No matter which barrio a family is from, Playa Oeste, Agua Negra, or one of the many other barrios in Puerto Plata, these people are the most generous and optimistic people you will ever meet. These beautiful people constantly have a smile on their face. After a storm has raged through the area, flooding everything in sight and having no mercy on anyone in its path; after scooping the garbage and sewage filled muck out of the bottom of their small home; after the water had rushed into their homes and robbed them of the few possessions that they were lucky to have. If you’d ask them how they could possibly be smiling after all that, they’d say that "this is life and that God is great."
I pray that one day I may be as optimistic as these beautiful people… One time, the mother of three of the children in our club brought orange juice and ice home for her family. When she realized that we were at her house visiting with her children, she urged us to sit down and have a drink with her. By the time she finished pouring all nine of us volunteers a glass of OJ, the carton was empty, but yet she wouldn’t take “no” for an answer; she insisted that we drink the orange juice - even though there wasn’t enough left for her family. I pray that maybe one day I can be generous enough to give someone the last of my family’s orange juice.
On July 6, 2010, I left for the Dominican Republic with my mom - planning on staying for eight days; I hoped to make a difference, teach some English and play with some kids. Eight days later, I watched my mom board the airplane back to Cleveland because I had decided to stay for an extra two and a half weeks.
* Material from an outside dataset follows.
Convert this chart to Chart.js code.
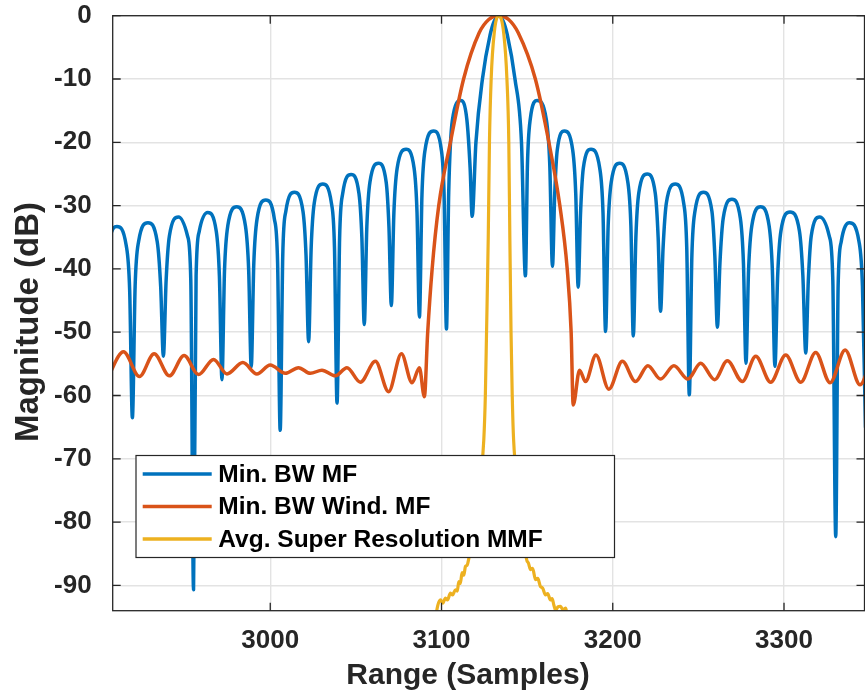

That was the best thing that I have ever done. Within the twenty five days that I have been here in the Dominican Republic, I have seen and smelled things that I will never, ever forget. I did not change the world, not even close, but the world definitely changed me.
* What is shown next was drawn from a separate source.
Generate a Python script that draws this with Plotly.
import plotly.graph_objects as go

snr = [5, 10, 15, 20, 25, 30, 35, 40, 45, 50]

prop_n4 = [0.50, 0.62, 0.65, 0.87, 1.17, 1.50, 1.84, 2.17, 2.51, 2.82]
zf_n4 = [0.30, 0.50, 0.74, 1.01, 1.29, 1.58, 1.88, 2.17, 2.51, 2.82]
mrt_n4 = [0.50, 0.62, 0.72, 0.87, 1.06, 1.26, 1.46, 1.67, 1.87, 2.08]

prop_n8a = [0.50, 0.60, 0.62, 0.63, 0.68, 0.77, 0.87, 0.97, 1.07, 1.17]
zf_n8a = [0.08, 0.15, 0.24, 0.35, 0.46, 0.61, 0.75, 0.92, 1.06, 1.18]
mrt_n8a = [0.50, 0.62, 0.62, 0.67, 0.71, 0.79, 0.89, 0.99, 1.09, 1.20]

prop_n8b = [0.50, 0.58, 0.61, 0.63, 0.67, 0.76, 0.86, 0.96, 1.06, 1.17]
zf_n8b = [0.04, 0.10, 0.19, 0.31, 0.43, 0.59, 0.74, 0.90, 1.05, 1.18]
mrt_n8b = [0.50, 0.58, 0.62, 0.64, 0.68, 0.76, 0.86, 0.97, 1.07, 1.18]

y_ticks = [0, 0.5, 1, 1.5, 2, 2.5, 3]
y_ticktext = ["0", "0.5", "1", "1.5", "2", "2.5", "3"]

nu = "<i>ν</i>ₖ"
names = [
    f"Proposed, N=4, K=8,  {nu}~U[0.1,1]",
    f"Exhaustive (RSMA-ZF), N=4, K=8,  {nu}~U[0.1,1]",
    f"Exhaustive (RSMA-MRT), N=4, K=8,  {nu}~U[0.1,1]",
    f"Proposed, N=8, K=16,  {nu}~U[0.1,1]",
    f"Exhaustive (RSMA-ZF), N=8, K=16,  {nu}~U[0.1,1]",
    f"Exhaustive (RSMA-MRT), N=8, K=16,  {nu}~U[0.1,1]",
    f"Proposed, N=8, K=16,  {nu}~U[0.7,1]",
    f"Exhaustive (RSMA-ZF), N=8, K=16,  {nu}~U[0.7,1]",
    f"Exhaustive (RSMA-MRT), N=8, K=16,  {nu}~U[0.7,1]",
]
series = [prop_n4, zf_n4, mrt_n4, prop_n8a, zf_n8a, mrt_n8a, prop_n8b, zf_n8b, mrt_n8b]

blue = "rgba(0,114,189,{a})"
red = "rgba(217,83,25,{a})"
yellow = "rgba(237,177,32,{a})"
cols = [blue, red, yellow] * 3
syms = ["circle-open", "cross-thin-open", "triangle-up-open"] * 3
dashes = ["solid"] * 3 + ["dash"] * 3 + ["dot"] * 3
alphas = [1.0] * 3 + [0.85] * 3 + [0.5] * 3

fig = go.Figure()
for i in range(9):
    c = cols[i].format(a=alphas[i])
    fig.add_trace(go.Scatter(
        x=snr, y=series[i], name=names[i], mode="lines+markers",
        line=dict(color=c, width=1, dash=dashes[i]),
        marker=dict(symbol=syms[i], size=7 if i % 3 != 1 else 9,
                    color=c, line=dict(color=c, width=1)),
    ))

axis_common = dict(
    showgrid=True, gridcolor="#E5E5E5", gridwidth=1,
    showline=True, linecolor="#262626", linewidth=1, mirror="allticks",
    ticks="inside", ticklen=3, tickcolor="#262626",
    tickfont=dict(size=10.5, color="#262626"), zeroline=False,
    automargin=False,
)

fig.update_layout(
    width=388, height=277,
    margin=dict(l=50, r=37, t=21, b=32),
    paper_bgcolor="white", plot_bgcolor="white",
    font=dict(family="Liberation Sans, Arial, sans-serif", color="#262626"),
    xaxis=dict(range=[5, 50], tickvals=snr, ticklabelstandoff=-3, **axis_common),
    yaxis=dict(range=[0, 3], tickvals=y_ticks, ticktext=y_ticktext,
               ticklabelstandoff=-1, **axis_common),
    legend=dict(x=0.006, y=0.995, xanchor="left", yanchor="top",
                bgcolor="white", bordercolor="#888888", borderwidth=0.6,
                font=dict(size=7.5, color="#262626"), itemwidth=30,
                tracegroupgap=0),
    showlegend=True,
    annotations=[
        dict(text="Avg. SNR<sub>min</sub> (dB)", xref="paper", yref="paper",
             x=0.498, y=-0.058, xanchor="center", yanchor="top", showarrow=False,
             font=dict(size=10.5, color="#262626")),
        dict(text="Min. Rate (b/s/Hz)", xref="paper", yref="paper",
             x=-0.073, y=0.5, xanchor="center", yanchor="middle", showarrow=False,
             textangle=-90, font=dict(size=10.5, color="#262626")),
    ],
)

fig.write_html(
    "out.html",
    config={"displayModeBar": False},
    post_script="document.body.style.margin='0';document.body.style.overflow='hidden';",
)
I have realized that I am so insignificant, so small and that my efforts may never change the world. No matter how much I try or how hard I pray I know that I may never be able to overthrow a corrupt government or break a city out of the cycle of poverty. I know that what I have done is just a drop in the ocean, but according to Mother Teresa, “if that drop was not in the ocean, the ocean would be less because of that one missing drop.”
Liz McKie, the woman that I have lived with for the past sixteen days, always says, “Once you know, you can’t hide.” Now I know; now I have seen. I can’t force myself to forget what I have done for the past twenty-five days. It has been burned onto my soul and etched into my heart. My heart breaks every time I think of stepping onto the plane tomorrow.
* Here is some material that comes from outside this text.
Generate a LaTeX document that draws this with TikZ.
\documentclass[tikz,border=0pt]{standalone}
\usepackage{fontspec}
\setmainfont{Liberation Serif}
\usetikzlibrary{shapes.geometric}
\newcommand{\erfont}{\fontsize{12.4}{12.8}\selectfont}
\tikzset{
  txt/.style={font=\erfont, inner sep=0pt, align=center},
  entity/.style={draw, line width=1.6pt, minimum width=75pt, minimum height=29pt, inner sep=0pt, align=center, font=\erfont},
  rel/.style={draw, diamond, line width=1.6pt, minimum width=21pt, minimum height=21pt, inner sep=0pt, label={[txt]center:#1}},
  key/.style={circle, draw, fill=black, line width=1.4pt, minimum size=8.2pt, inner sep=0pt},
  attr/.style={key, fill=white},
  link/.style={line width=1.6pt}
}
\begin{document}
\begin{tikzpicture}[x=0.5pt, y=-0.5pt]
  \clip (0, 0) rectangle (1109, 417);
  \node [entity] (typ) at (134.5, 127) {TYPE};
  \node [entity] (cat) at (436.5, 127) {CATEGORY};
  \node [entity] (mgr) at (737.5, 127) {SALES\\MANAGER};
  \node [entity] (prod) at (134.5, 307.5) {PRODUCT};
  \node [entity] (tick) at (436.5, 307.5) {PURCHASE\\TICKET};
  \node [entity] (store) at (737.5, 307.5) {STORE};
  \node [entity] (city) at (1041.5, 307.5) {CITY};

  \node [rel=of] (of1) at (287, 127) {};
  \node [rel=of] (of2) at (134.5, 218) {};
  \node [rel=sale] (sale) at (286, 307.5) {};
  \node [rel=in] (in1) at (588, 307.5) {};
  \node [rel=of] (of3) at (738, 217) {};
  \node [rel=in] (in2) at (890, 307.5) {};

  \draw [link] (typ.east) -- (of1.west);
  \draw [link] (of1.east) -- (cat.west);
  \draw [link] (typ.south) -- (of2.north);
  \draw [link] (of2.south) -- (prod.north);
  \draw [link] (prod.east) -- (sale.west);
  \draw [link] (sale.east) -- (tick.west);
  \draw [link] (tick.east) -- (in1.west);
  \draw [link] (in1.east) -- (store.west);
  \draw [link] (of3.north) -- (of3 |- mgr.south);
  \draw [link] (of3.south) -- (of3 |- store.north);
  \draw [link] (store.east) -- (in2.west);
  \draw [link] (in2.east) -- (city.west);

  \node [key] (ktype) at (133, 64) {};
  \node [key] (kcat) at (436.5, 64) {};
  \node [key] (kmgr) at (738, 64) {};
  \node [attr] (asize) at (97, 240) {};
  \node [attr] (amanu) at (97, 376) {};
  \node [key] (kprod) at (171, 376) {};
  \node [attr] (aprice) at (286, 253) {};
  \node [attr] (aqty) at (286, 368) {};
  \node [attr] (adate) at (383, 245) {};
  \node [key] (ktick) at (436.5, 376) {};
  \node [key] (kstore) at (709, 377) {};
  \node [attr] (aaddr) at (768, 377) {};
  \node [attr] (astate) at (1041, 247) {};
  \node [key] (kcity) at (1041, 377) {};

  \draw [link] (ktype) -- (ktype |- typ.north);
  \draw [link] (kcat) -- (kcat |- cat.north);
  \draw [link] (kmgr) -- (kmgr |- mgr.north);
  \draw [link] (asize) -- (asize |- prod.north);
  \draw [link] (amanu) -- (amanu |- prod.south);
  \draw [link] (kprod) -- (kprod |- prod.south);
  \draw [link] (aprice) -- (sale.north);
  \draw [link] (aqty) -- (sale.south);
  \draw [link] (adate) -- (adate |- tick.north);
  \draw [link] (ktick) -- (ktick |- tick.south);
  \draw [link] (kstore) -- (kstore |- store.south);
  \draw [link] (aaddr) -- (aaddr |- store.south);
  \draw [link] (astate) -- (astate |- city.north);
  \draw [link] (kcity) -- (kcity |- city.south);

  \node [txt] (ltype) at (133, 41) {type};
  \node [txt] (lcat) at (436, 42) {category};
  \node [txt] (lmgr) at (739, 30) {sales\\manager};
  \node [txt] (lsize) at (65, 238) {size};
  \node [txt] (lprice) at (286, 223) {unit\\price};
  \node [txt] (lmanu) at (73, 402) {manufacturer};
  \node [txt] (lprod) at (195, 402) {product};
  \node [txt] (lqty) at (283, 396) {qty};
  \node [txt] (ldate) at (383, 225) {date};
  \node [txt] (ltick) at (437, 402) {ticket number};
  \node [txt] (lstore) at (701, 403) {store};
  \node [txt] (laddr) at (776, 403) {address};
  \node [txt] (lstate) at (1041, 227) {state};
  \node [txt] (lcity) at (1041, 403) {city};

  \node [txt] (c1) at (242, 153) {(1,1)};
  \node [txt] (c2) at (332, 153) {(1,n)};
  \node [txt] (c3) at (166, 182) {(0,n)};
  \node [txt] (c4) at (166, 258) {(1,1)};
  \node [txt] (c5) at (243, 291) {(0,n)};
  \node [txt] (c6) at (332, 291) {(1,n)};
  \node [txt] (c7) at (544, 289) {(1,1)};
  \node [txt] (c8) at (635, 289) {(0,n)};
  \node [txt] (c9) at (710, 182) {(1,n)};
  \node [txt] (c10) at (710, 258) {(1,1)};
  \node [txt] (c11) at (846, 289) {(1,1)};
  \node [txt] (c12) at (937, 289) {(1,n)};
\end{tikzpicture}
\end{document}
Although my trip is over, this summer is a new beginning. I will now think twice about finishing my dinner, complaining about the lack of air-conditioning in my apartment or buying that new pair of shoes. This trip has helped me realize how abundantly blessed I am and that it’s my job, along with the rest of the world’s job, to help the people who are not as lucky as us, because “when the game is over, king or pawn, we all end up in the same box.”
If you have ever considered doing mission work or doing international volunteer work, you should do it. Stop making excuses. People all over the world are living on just dollars a day -- you can spare the money to make a trip and help someone. I promise, it will change you forever.”